WRITTEN TASK - Output the lines below exactly, please, from the first line until the line with "current_err = [0.0, 0.19, 0.47, 0.30]", counting both.
————————
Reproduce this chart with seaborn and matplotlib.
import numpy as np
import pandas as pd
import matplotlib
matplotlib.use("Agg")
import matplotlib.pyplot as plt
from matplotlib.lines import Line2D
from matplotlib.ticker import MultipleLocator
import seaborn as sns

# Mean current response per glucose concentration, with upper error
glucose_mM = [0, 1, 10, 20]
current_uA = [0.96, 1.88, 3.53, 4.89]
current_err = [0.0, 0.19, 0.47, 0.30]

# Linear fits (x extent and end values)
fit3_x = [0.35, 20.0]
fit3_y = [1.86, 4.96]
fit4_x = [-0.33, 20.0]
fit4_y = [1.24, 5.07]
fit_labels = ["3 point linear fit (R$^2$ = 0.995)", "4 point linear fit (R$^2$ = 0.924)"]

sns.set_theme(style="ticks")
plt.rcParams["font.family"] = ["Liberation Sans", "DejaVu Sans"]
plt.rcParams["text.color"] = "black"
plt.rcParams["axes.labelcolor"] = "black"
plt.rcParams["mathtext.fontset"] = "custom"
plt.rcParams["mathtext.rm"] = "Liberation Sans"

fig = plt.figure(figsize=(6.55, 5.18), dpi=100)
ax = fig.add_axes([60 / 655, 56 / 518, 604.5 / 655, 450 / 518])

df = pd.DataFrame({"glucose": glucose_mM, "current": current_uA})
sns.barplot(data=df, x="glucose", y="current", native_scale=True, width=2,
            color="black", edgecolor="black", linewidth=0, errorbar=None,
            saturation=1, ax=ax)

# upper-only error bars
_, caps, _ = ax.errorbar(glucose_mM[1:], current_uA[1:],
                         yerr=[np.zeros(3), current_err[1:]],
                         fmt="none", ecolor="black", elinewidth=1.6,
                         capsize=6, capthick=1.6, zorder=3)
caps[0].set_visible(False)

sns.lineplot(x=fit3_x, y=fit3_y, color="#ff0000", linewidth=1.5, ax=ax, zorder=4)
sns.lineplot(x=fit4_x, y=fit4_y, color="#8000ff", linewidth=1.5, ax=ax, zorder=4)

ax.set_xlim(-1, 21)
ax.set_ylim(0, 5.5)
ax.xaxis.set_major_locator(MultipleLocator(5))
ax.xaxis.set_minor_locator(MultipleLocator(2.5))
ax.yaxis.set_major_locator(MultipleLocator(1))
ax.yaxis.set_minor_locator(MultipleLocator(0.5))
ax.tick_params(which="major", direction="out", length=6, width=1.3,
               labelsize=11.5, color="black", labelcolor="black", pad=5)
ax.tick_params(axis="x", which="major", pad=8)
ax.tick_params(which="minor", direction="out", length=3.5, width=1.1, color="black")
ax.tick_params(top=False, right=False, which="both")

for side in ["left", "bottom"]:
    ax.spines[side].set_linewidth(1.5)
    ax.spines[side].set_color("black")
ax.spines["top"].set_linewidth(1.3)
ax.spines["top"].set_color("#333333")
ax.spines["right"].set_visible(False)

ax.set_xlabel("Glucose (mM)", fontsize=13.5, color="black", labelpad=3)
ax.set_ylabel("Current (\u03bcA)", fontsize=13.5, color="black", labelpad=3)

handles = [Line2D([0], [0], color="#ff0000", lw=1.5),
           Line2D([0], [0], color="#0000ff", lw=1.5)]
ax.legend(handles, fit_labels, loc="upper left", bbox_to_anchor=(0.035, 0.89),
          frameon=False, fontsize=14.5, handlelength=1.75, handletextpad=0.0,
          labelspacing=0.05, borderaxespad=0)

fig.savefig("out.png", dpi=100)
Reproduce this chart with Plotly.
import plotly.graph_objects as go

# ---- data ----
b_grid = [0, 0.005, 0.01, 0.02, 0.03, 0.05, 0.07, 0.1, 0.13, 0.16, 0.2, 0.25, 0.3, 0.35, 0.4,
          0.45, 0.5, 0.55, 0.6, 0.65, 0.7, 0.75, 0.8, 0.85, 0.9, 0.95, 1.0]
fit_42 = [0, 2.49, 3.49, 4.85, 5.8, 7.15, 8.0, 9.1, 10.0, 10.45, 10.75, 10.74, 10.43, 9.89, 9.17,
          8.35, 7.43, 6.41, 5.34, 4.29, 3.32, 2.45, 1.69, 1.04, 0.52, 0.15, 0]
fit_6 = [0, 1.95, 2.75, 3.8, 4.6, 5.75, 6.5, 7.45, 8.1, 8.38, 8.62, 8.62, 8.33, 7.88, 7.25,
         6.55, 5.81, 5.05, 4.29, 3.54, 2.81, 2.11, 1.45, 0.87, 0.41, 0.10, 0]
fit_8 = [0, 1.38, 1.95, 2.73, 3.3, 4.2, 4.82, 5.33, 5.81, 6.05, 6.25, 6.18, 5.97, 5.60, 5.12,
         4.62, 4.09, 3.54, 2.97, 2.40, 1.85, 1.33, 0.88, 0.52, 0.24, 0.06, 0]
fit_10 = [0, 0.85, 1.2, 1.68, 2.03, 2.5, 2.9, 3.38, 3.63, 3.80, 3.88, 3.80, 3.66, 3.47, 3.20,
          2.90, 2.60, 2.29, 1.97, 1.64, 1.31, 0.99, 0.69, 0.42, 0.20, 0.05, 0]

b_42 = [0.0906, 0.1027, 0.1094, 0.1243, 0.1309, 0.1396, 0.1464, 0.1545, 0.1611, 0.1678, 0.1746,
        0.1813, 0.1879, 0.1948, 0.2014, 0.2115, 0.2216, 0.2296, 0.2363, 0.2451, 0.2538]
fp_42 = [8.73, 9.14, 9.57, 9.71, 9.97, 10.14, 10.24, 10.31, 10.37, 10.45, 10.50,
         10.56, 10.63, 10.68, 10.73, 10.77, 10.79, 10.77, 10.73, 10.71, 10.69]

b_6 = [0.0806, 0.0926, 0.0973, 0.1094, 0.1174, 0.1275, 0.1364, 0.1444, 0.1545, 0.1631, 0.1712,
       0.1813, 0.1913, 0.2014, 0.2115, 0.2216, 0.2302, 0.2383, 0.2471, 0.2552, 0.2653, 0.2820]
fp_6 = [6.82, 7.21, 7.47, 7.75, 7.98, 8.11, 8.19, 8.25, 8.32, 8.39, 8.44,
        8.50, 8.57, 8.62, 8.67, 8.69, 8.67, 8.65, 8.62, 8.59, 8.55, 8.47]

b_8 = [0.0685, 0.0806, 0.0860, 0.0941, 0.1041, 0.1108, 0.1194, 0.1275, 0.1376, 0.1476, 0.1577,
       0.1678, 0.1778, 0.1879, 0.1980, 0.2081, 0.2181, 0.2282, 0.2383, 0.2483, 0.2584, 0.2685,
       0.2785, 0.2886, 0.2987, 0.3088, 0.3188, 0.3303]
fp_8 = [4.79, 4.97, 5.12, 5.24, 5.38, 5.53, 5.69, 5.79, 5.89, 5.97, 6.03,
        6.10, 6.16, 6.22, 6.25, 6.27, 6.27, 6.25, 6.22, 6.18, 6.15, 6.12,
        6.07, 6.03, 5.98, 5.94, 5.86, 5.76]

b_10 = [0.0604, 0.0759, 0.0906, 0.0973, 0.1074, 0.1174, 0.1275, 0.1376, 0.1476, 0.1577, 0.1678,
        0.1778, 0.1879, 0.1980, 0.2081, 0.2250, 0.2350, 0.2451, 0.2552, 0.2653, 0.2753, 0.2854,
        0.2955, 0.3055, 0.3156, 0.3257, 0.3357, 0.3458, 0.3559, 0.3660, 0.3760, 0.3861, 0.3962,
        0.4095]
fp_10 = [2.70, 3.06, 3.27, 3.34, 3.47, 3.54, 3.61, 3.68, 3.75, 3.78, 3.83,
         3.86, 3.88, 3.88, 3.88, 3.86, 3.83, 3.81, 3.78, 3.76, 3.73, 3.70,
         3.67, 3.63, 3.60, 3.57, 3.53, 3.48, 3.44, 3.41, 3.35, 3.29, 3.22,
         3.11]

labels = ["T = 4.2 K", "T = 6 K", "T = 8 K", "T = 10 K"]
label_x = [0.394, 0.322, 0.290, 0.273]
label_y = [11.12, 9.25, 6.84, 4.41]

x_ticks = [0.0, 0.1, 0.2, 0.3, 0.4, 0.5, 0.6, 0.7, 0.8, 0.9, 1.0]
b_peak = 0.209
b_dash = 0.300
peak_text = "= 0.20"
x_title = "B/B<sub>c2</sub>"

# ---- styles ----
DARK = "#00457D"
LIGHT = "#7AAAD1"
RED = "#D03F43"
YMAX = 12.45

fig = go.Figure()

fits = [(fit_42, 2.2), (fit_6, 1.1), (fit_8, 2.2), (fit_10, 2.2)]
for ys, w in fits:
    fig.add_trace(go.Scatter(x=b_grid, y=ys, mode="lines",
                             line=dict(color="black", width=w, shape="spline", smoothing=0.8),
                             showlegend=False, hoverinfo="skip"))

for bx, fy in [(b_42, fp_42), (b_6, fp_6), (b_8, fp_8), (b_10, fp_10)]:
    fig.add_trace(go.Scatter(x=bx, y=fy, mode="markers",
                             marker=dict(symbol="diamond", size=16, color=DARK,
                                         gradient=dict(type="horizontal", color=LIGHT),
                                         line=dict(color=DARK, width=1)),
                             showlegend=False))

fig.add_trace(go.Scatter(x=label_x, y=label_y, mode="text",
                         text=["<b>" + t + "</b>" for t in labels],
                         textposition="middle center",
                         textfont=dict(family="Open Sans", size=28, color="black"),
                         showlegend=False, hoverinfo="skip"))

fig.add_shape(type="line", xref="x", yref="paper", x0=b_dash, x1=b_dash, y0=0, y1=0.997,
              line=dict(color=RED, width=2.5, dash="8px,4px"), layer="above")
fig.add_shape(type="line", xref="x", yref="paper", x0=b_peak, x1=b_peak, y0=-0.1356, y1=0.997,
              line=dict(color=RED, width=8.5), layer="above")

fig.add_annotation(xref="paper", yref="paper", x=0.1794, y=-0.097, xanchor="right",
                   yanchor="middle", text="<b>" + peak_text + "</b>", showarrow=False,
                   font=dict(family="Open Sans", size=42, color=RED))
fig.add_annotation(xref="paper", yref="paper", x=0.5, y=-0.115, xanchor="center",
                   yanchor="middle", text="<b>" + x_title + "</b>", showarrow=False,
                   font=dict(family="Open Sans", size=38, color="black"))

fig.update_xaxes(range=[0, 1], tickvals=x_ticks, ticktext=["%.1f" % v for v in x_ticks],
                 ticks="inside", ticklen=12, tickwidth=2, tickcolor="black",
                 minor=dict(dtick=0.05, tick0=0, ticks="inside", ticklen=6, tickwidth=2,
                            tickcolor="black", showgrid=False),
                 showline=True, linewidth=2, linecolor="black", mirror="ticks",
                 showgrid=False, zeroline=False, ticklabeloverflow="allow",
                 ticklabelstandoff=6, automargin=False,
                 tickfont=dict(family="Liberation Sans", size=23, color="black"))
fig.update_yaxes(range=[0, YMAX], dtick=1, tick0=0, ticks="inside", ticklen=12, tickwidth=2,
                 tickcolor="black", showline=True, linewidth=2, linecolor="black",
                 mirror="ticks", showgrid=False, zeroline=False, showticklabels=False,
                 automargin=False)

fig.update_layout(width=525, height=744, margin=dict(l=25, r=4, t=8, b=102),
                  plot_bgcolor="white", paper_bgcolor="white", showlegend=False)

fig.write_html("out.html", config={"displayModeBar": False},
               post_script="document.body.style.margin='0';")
————————
SOLVED PROBLEM -
Reproduce this chart with seaborn and matplotlib.
import numpy as np
import pandas as pd
import matplotlib
matplotlib.use("Agg")
import matplotlib.pyplot as plt
from matplotlib.lines import Line2D
from matplotlib.ticker import MultipleLocator
import seaborn as sns

# Mean current response per glucose concentration, with upper error
glucose_mM = [0, 1, 10, 20]
current_uA = [0.96, 1.88, 3.53, 4.89]
current_err = [0.0, 0.19, 0.47, 0.30]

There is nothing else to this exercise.